Her approach is clearly on the right track. Bodies exist, but they exist in cultural milieus that interpret them as these kinds of bodies and not those kinds of bodies. Yet, the very moment we begin to make distinctions between these and those, we also frame our discourse which means we exclude certain categories of bodies.

Let’s take something a little less controversial (for some of us, anyway): Pluto. Pluto is a rocky mass circling the sun. Once it was considered a planet, now it is not. My generation will probably always see Pluto as a planet, even if we try not to, while my daughter’s generation might see it as either a planet or not a planet, and the generation after that will never know it as a planet. Human bodies can be similar: we see them as one way or another, and that way of seeing the body can change.

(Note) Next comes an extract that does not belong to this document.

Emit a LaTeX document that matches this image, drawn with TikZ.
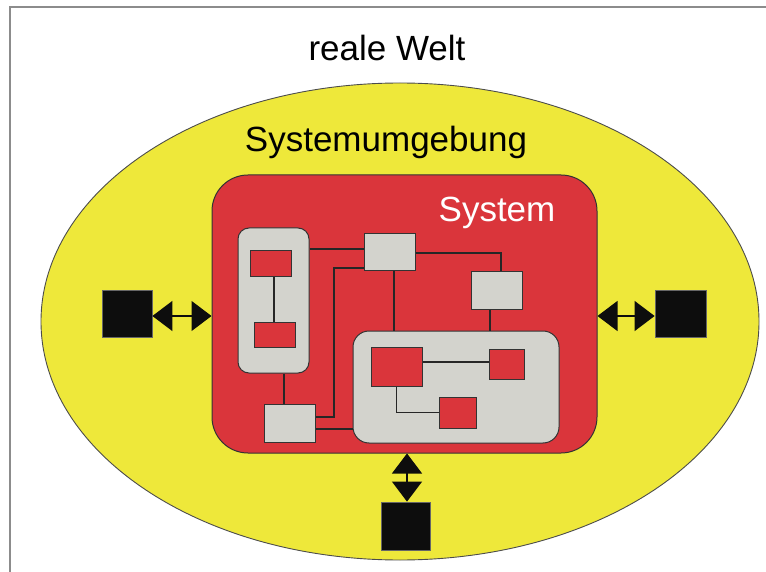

Let’s not think about sexing, for a moment, and think simply about beauty. What makes a beautiful body? Marilyn Monroe was a size 14 which, by the standards of 2011, would be overweight. (See, for example,
The Devil Wears Prada.) Yet, someone might contend, you’re talking about values there: beautiful or not. Science talks about facts.

This point is the key, though: facts do not exist in a vacuum for us human beings. They exist within a particular tradition or a particular culture. Most of us would consider the law of gravity a fact, but it’s not. The Newtonian understanding of gravity has been superseded by relativity theory. Fausto-Sterling’s book is trying to explain how human bodies exist in cultural milieus which give them their very identification as bodies, as particular types of bodies.

This point does not mean that there is no truth about the situation. If relativism were true, it wouldn’t matter what science said about gravity or about bodies. Yet, it does matter. We can have a whole discussion about relativism and the position laid out here, but that would extend far beyond this particular post. Relativism, however, is a red herring. The real issue centers around how culture (tradition) frames the way we see the world and what that means for human nature. We are interpretive creatures, which means, at a very basic level, our lives entail providing interpretations of the world and testing them out. It’s in the testing of them that we avoid relativism.